Android uses a content provider to store OS settings in a system databases. Some of those settings can be modified by third party apps holding the necessary permissions, while some are reserved for the system and can only be changed by going through the system settings UI, or by another system application. The latter are known as 'secure settings'. Jelly Bean adds two new secure settings under the following URIs:

content://settings/secure/pubkey_blacklist
content://settings/secure/serial_blacklist

As the names imply, the first one stores public key hashes of compromised CAs and the second one a list of EE certificate serial numbers. Additionally, the system server now starts a CertiBlacklister component which registers itself as a ContentObserver for the two blacklist URIs. Whenever a new value is written to those, the CertBlacklister gets notified and writes the value to a file on disk. The format of the files is simple: a comma delimited list of hex-encoded public key hashes or certificate serial numbers. The actual files are:

certificate blacklist: /data/misc/keychain/pubkey_blacklist.txt
serial number blacklist: /data/misc/keychain/serial_blacklist.txt

Why write them to disk when they are already available in the settings database? Because the component that actually uses the blacklists is a standard Java CertPath API class that doesn't know anything about Android and it's system databases. The actual class, PKIXCertPathValidatorSpi, is part of the Bouncy Castle JCE provider, modified to handle certificate blacklists, which is an Android-specific feature and not defined in the standard CertPath API. The PKIX certificate validation algorithm the class implements is rather complex, but what Jelly Bean adds is fairly straightforward:

when verifying an EE (leaf) certificate, check if it's serial number is in the serial number blacklist. If it is, return the same error (exception) as if the certificate has been revoked.
when verifying a CA certificate, check if the hash of it's public key is in the public key blacklist. If it is, return the same error as if the certificate has been revoked.
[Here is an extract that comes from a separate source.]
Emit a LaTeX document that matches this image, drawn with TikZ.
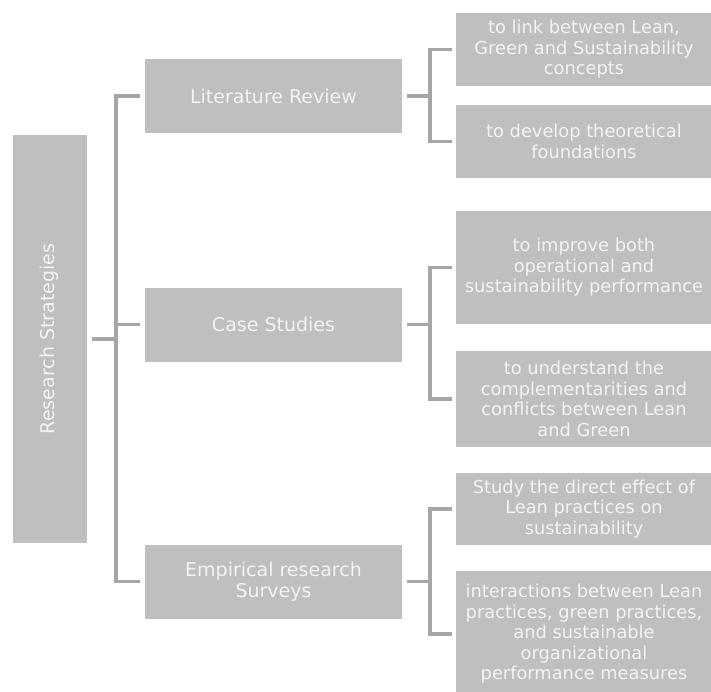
\documentclass[tikz,border=0pt]{standalone}
\usepackage{fontspec}
\setmainfont{DejaVu Sans}
\usepackage{xcolor}
\usepackage{tikz}
\usetikzlibrary{positioning}
\definecolor{boxgray}{HTML}{BFBFBF}
\definecolor{linegray}{HTML}{A6A6A6}
\definecolor{textgray}{HTML}{F3F3F3}
\tikzstyle{base}    = [rectangle, fill=boxgray, text=textgray, inner sep=0pt, align=center, font=\fontsize{19}{20.5}\selectfont]
\tikzstyle{mainbox} = [base, minimum width=74.5pt, minimum height=408pt]
\tikzstyle{strat}   = [base, minimum width=257pt, minimum height=74pt]
\tikzstyle{aim}     = [base, minimum width=256pt, font=\fontsize{17.8}{20.5}\selectfont]
\tikzstyle{link}    = [draw=linegray, line width=3.5pt]

\begin{document}
\begin{tikzpicture}[x=1pt, y=-1pt]
    \useasboundingbox (0,0) rectangle (711,691);

    \node (rs)  [mainbox] at (49.75,339)  {\rotatebox{90}{Research Strategies}};
    \node (lit) [strat]   at (273.5,96)   {Literature Review};
    \node (cs)  [strat]   at (273.5,324.5) {Case Studies};
    \node (emp) [strat]   at (273.5,581.5) {Empirical research\\Surveys};

    \node (l1) [aim, minimum height=73pt]  at (584,49.5)  {to link between Lean,\\Green and Sustainability\\concepts};
    \node (l2) [aim, minimum height=73pt]  at (584,141.5) {to develop theoretical\\foundations};
    \node (c1) [aim, minimum height=113pt] at (584,267.5) {to improve both\\operational and\\sustainability performance};
    \node (c2) [aim, minimum height=96pt]  at (584,399)   {to understand the\\complementarities and\\conflicts between Lean\\and Green};
    \node (e1) [aim, minimum height=72pt]  at (584,509)   {Study the direct effect of\\Lean practices on\\sustainability};
    \node (e2) [aim, minimum height=126pt] at (584,634)   {interactions between Lean\\practices, green practices,\\and sustainable\\organizational\\performance measures};

    \coordinate (spine) at (116,339);
    \coordinate (lj) at (430,96);
    \coordinate (cj) at (430,324.5);
    \coordinate (ej) at (430,581.5);

    \draw [link] ([xshift=5pt]rs.east) -- (spine);
    \draw [link] ([xshift=-5pt]lit.west) -| (spine) |- ([xshift=-5pt]emp.west);
    \draw [link] ([xshift=-5pt]cs.west) -- (cs.west -| spine);

    \draw [link] ([xshift=5pt]lit.east) -- (lj);
    \draw [link] ([xshift=-4pt]l1.west) -| (lj) |- ([xshift=-4pt]l2.west);
    \draw [link] ([xshift=5pt]cs.east) -- (cj);
    \draw [link] ([xshift=-4pt]c1.west) -| (cj) |- ([xshift=-4pt]c2.west);
    \draw [link] ([xshift=5pt]emp.east) -- (ej);
    \draw [link] ([xshift=-4pt]e1.west) -| (ej) |- ([xshift=-4pt]e2.west);
\end{tikzpicture}
\end{document}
The certificate path validator component is used throughout the whole system, so blacklists affect both applications that use HTTP client classes and the native Android browser and WebView. As mentioned above, modifying the blacklists requires system permissions, so only core system apps can use it. There are no apps in the AOSP source that actually call those APIs, but a good candidate to manage blacklists are the Google services components, available on 'Google experience' devices (i.e., devices with the Play Store client pre-installed). Those manage Google accounts, access to Google services and provide push-style notifications (aka, Google Client Messaging, GCM). Since GCM allows for real-time server-initiated push notifications, it's a safe bet that those will be used to trigger certificate blacklist updates (in fact, some source code comments hint at that). This all sounds good on paper (well, screen actually), but let's see how well it works on a real device. Enough theory, on to

Using Android certificate blacklisting

As explained above, the API to update blacklists is rather simple: essentially two secure settings keys, the values being the actual blacklists in hex-encoded form. Using them requires system permissions though, so our test application needs to either live in /system/app or be signed with the platform certificate. As usual, we choose the former for our tests. A screenshot of the app is shown below.

The app allows us to install a CA certificate to the system trust store (using the KeyChain API), verify a certificate chain (consisting of a the CA certificate and a single EE certificate), add either of the certificates to the system blacklist, and finally clear it so we can start over. The code is quite straightforward, see github repository for details. One thing to note is that it instantiates the low level org.bouncycastle.jce.provider.CertBlacklist class in order to check directly whether modifying the blacklist succeeded. Since this class is not part of the public API, it is accessed using reflection.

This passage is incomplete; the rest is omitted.